Now for a crazy verse:
1 Corinthians 6:9-10

Don't you know that those who do wrong will have no share in the Kingdom of God? Don't fool yourselves. Those who indulge in sexual sin, who are idol worshipers, adulterers, male prostitutes, homosexuals, thieves, greedy people, drunkards, abusers, and swindlers--none of these will have a share in the Kingdom of God.

There are other verses that indicate that these passions and acts are unnatural, shameful, & contrary to doctrine and deny entrance to the Kingdom of God. The church has no choice but to uphold this idea. The church exists to save people, not to bless what is clearly not of God.

Now this seems crazy, right? I mean, how can someone say that about two people who have such deep emotions for each other? Are emotions a sufficient basis for marriage?

Just because an emotion is deep or powerful does not justify acting upon it. For example, I'm an alcoholic. I loved alcohol. I still love alcohol. It's a deep emotional desire that I have that is powerful and addictive. But I've recognized that it is ultimately terribly destructive to my body and mind. I don't deny that many homosexuals feel deeply for their partners, but I must say that no matter how deep the feelings, what they have cannot be a marriage in God's sight, according to scripture.

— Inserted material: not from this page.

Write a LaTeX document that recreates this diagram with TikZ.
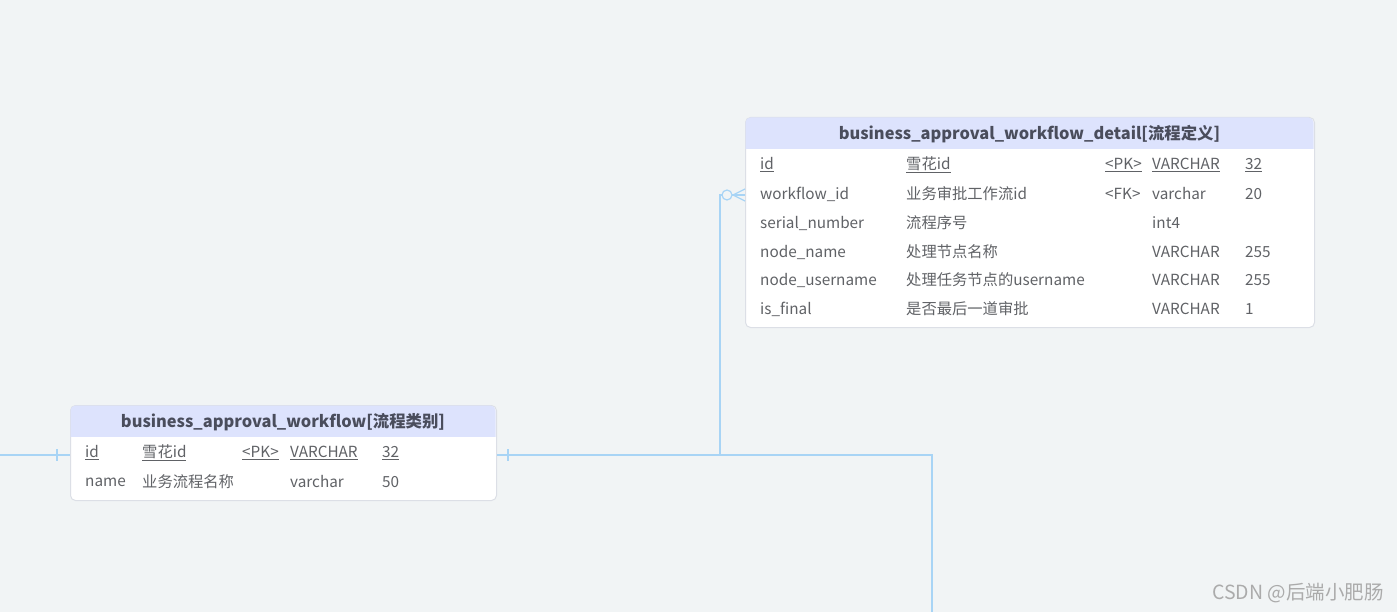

Does that mean that I feel like I'm better than everyone else by saying these things about homosexuals? Of course not. In fact, I do have some friends that are openly gay and we can still remain friends. I also have straight friends that are living together and are continuing "playing" husband & wife without "being" husband & wife. I have to understand that a sin is a sin whether it's addiction, murder, the love of money, lust (whether homosexual or not), etc.